Roberts danced many principal roles during the 1996–97 season, including Romeo in Romeo and Juliet; working with artistic director (1992–?) Kevin McKenzie and Georgina Parkinson on Romeo and performing it at ABT was something to which he had aspired since he was sixteen and "a dream come true." Roberts was promoted to principal dancer in 1997. He left the ABT in 1999 because "I had done everything I wanted to do in ballet, and I wanted to try something different". In 2013, Roberts returned to American Ballet Theatre as a ballet master.

===Twyla Tharp Dance (2000–2002)===
Twyla Tharp formed a new troupe in 2000 and named it Twyla Tharp Dance. Roberts was an original member of this group, which debuted at the American Dance Festival in Durham, North Carolina in June 2000. Roberts originated leading roles in Surfer at the River Styx, Mozart Clarinet Concerto K581 and Beethoven's Hammerklavier and performed them along with the Known by Heart Duet and Sinatra Suite.

===Twyla Tharp on Broadway===
See Broadway.

===Staging===
Twyla Tharp works staged by Roberts:

====After All====
- Ice Theatre of New York (2007)

====Brief Fling====
- American Ballet Theatre (2008)

====The Golden Section====
- Ballet Arizona (2007, 2009)

====In the Upper Room====
- Birmingham Royal Ballet (2005)
- American Ballet Theatre (2005–6)
- Bolshoi Ballet (2007)
- Boston Ballet (2008)
- Corella Ballet Castilla y Leon (2008)
- Orlando Ballet Theater (2008)
- Houston Ballet (2009)

====Nine Sinatra Songs====
- Birmingham Royal Ballet (2006–7)
- Ballet West (2008)
- Nevada Ballet Theater (2008)

===Choreography===
- Assistant Choreographer, Rabbit and Rogue. Choreographed by Twyla Tharp on American Ballet Theatre; world premiere June 3, 2008, Metropolitan Opera House.

==Broadway==
===Matthew Bourne's Swan Lake===
Roberts made his Broadway debut in Matthew Bourne's Swan Lake in December 1998, taking over the lead role of The Swan from originator Adam Cooper. Roberts performed the role through January 23, 1999.

===Fosse===
In January 1999, Roberts took over the Percussion 4 role in Fosse originated by Desmond Richardson. The role also included numbers Cool Hand Luke, Mr. Bojangles (The Spirit) and ensemble pieces; Roberts initially danced it through February 13. He returned April 11 and danced it until the last performance of Fosse on August 25, 2001.

===Movin' Out===
Roberts originated the role of Tony in Twyla Tharp's Movin' Out, which debuted on Broadway at the Richard Rodgers Theater on October 24, 2002, and ran through December 11, 2005. In October 2000, Tharp started working with Roberts and other Twyla Tharp Dance company members on Movin' Out. To help him prepare to portray Tony, Tharp had Roberts study Henry Winkler's Fonzie from the television show Happy Days and John Travolta's walk in the opening sequence of the movie Saturday Night Fever. Tharp also had the Movin' Out cast view news film and popular films about the Vietnam war at New York's Museum of Television and Radio.
Roberts received a 2003 Tony Award Nomination for Actor (Featured Role in a Musical) and 2003 Fred and Adele Astaire Award nomination for Best Male Dancer for his role.

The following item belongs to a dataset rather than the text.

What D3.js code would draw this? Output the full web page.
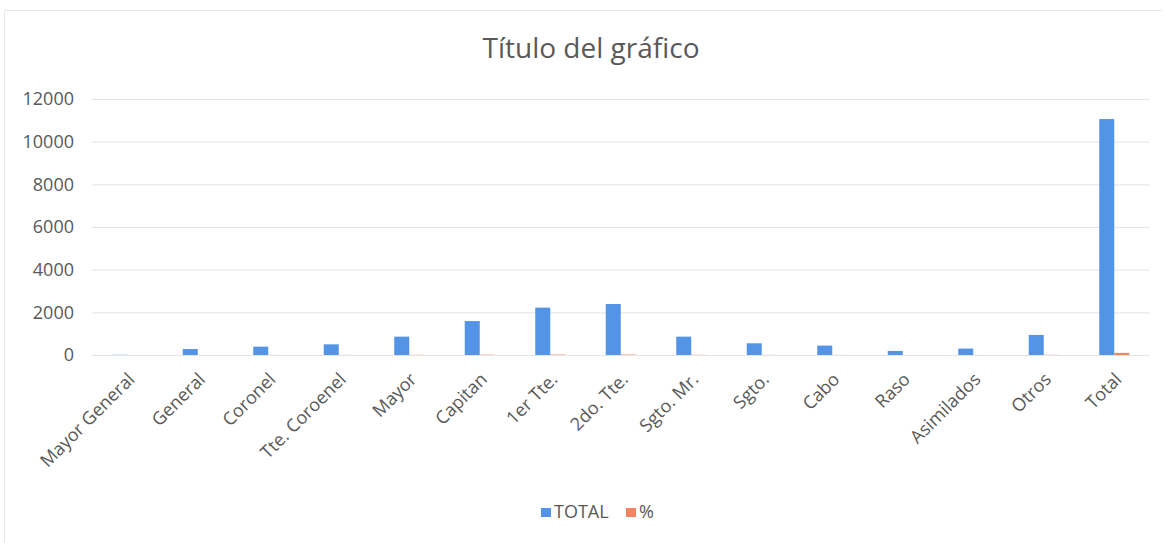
<!DOCTYPE html>
<html>
<head>
<meta charset="utf-8">
<script src="https://cdn.jsdelivr.net/npm/d3@7"></script>
<style>
  html, body { margin: 0; padding: 0; background: #fff; }
  svg { display: block; }
</style>
</head>
<body>
<svg id="chart" width="1167" height="543"></svg>
<script>
const categories = ["Mayor General","General","Coronel","Tte. Coroenel","Mayor","Capitan","1er Tte.","2do. Tte.","Sgto. Mr.","Sgto.","Cabo","Raso","Asimilados","Otros","Total"];
const totalValues = [10, 280, 390, 500, 860, 1590, 2220, 2390, 860, 550, 440, 190, 300, 940, 11060];
const pctValues = [0.1, 2.5, 3.5, 4.5, 7.8, 14.4, 20.1, 21.6, 7.8, 5.0, 4.0, 1.7, 2.7, 8.5, 100];
const yTicks = [0, 2000, 4000, 6000, 8000, 10000, 12000];
const seriesNames = ["TOTAL", "%"];
const colors = ["#5394E6", "#F4845F"];

const svg = d3.select("#chart");
const font = "Open Sans, sans-serif";
const textColor = "#595959";

const W = 1167, H = 543;
const margin = {left: 92, right: W - 1149.5, top: 99, bottom: H - 355};

// faint chart border
svg.append("path")
  .attr("d", `M4.5,${H} L4.5,10.5 L1162,10.5`)
  .attr("fill", "none").attr("stroke", "#e6e6e6").attr("stroke-width", 1);

const x0 = d3.scaleBand().domain(categories).range([margin.left, W - margin.right]).paddingInner(0).paddingOuter(0);
const x1 = d3.scaleBand().domain(seriesNames).range([x0.bandwidth()/2 - 15, x0.bandwidth()/2 + 15]);
const y = d3.scaleLinear().domain([0, 12000]).range([H - margin.bottom, margin.top]);

// gridlines + y labels
const yAxis = d3.axisLeft(y).tickValues(yTicks).tickSize(-(W - margin.right - margin.left)).tickFormat(d3.format("d"));
const gy = svg.append("g").attr("transform", `translate(${margin.left},0)`).call(yAxis);
gy.select(".domain").remove();
gy.selectAll(".tick line").attr("stroke", "#e4e4e4").attr("stroke-width", 1);
gy.selectAll(".tick text").attr("x", -18).attr("fill", textColor)
  .style("font-family", font).style("font-size", "18px");

// bars
const data = categories.map((c, i) => ({cat: c, vals: [totalValues[i], pctValues[i]]}));
const groups = svg.append("g").selectAll("g").data(data).join("g")
  .attr("transform", d => `translate(${x0(d.cat)},0)`);
groups.selectAll("rect").data(d => d.vals.map((v, j) => ({key: seriesNames[j], v, j})))
  .join("rect")
  .attr("x", d => x1(d.key))
  .attr("width", x1.bandwidth())
  .attr("y", d => y(d.v))
  .attr("height", d => y(0) - y(d.v))
  .attr("fill", d => colors[d.j]);

// x axis labels
const xAxis = d3.axisBottom(x0).tickSize(0);
const gx = svg.append("g").attr("transform", `translate(0,${y(0)})`).call(xAxis);
gx.select(".domain").remove();
gx.selectAll(".tick text")
  .attr("fill", textColor)
  .style("font-family", font).style("font-size", "18px")
  .attr("text-anchor", "end")
  .attr("dy", "0.35em")
  .attr("transform", "translate(4,21) rotate(-45)")
  .attr("x", 0).attr("y", 0);

// title
svg.append("text").attr("x", 591).attr("y", 58).attr("text-anchor", "middle")
  .attr("fill", textColor).style("font-family", font).style("font-size", "28px")
  .text("Título del gráfico");

// legend
const legend = svg.append("g").attr("transform", "translate(541,518)");
const items = [{name: seriesNames[0], x: 0}, {name: seriesNames[1], x: 85}];
items.forEach((it, i) => {
  legend.append("rect").attr("x", it.x).attr("y", -10).attr("width", 10).attr("height", 9).attr("fill", colors[i]);
  legend.append("text").attr("x", it.x + 13).attr("y", 0).attr("fill", textColor)
    .style("font-family", font).style("font-size", "18px").text(it.name);
});
</script>
</body>
</html>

Roberts performed the role of Tony in parts of the National Tour of Movin' Out, which ran from January 27, 2004, through January 21, 2007. In 2006, Roberts said he was "still excited by the show", "[never stopped] learning about it" and was "always challenged by it". The tour launched in Detroit and went to Washington D.C., Denver, Seattle, San Diego, San Francisco, Los Angeles, and Sacramento.

===Come Fly Away===
Roberts originated the role of Hank in Twyla Tharp's Come Fly Away, which debuted on Broadway at the Marquis Theater on March 25, 2010, after its premiere as Come Fly With Me at Atlanta's Alliance Theater in September 2009.

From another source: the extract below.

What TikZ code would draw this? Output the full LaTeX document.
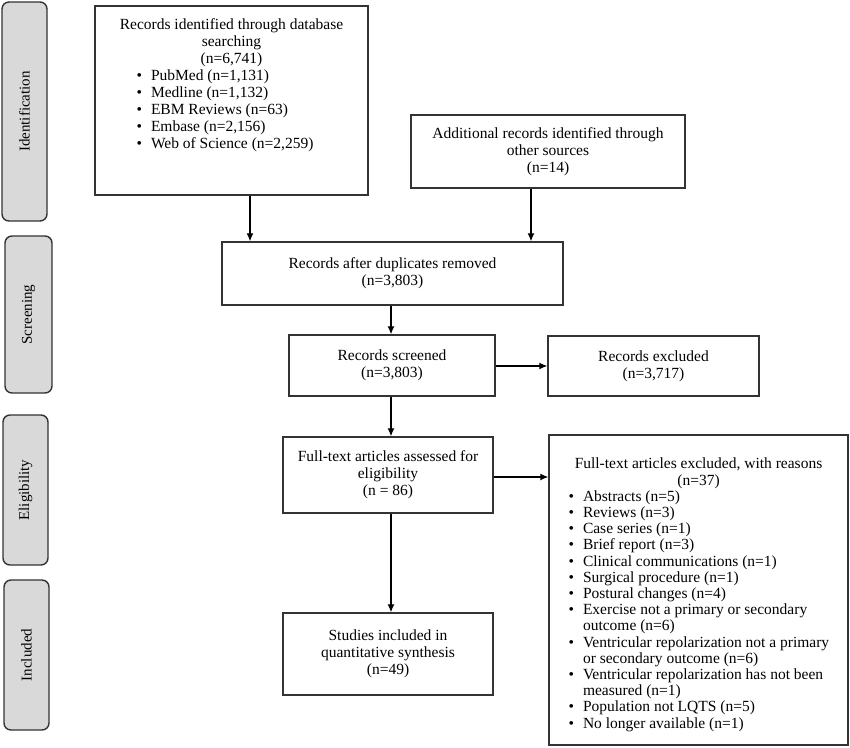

Roberts received a 2010 Fred & Adele Astaire Award nomination for best Male Dancer for his role.

==Guest appearances==
- Vladimir Malakov group
- Jose Carreño group
- 1994: Lar Lubovitch Dance Company: A Brahms Symphony
- 1998: Lar Lubovitch Dance Company, City Center Gala: Othello (Othello)
- 2007: 22nd Anniversary Dance Rocks Career Transition for Dancers benefit in New York: Shameless from Movin' Out with castmate Elizabeth Parkinson
- 2009: Dance Teacher Summit Gala: Performed "Shameless" from Movin' Out with castmate Laurie Kanyok
- May 3, 2010: Performed One for My Baby from Come Fly Away with castmate Karine Plantadit at The New York Pops 27th birthday gala The Best Is Yet To Come: Celebrating the Legacy of Frank Sinatra at Carnegie Hall.
- June 7, 2010: Performed with the cast of Come Fly Away at the 2010 Astaire Awards at the Gerald Lynch Theater.
- June 17, 2010: Performed That's Life from Come Fly Away with castmate Karine Plantadit on TV show So You Think You Can Dance.

==Awards==
- 2003 Tony Awards nomination, Actor (Featured Role in a Musical) for role of "Tony" in Movin' Out
- 2003 TDF/Astaire Awards nomination, best Male Dancer for role of "Tony" in Movin' Out
- 2010 Fred & Adele Astaire Awards nomination, best Male Dancer for role of Hank in Come Fly Away

==Television==
- Live from Lincoln Center: Romeo and Juliet (PBS) (1988?)
- Twyla Tharp: Oppositions (PBS) (1996) – performed in In the Upper Room
- American Ballet Theatre Now – Variety and Virtuosity (PBS Dance in America) (1998) – performed in Remanso and 3rd Movement from Bruch Violin Concerto #1
- 57th Annual Tony Awards (CBS) (June 8, 2003) – performed with cast of Movin' Out
- 64th Annual Tony Awards (CBS) (June 13, 2010) – performed with cast of Come Fly Away
- So You Think You Can Dance (FOX) (June 17, 2010) – see Guest Appearances.